スタンダードな状態も、普段とは違うちょっぴり特別な演出も、メンバーのキャラクターも、昔やっていたことの再現も。あの手この手で"今のフレデリックのありったけ"を見せ続ける姿が、先の人魚の物語とくっきり重なった。"井"の中の素晴らしさ――つまり、フレデリックというバンドの素晴らしさを4人は信じている。そして、だからこそ、そこに惹かれて集まってきた人々のことも信頼している。例えば、例の紙芝居をする前に健司がポロっと言った"フレデリックの音楽はもうみんなのものでもあるから、昔のことも知ってほしいねん"という言葉。嬉しさや楽しさを隠しきれていない赤頭&康司の表情。"なんか話題ない?"と半ば無理やりにMCを続け(笑)、フロアとの距離を縮めようとする様子。終演後3分と経たないうちに物販に立ってお客さんとコミュニケーションをとる姿、など。ステージの幕が下がるその瞬間まで工夫に富んだ劇場型のライヴにも関わらず、人対人の温かさを感じる場面が印象に残った。きっとそれは、"井"の中を大切にしているからこそだろう。彼らは、本当に大切なことは側にあるのだということに気づいている。
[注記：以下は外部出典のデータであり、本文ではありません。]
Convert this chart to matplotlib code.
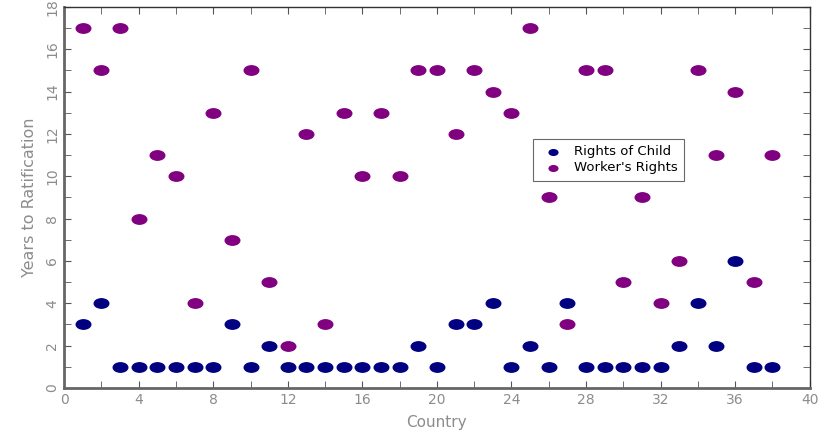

そして、その大切さを誰よりも信じている。
アッパー・チューンが続いた終盤、そのラストを飾った「オドループ」にハッとさせられた。グッとヴォルテージを上げていくバンドの演奏、いつもの調子とは違ってほぼ叫んでいる形の健司の歌、飛び跳ねまくりのオーディエンス。凄まじい熱量に"井"の中は沸騰状態。珍しくテンポは前へと転び、アンサンブルも粗く、単純な演奏技術でいえば他の曲より劣っていたかもしれないが、そんなことよりももっと大事な何かが漲っていた。メジャー・デビューするということは、多くの人々に自身の音楽を届けられる可能性が増えるということ。そのスタート地点で見せた、自分たちを信じる気持ち。"僕らなら絶対に大丈夫だ"という意思。そんな想いをバンドとオーディエンスがリアルに共有したのだと実感できた、いいライヴだった。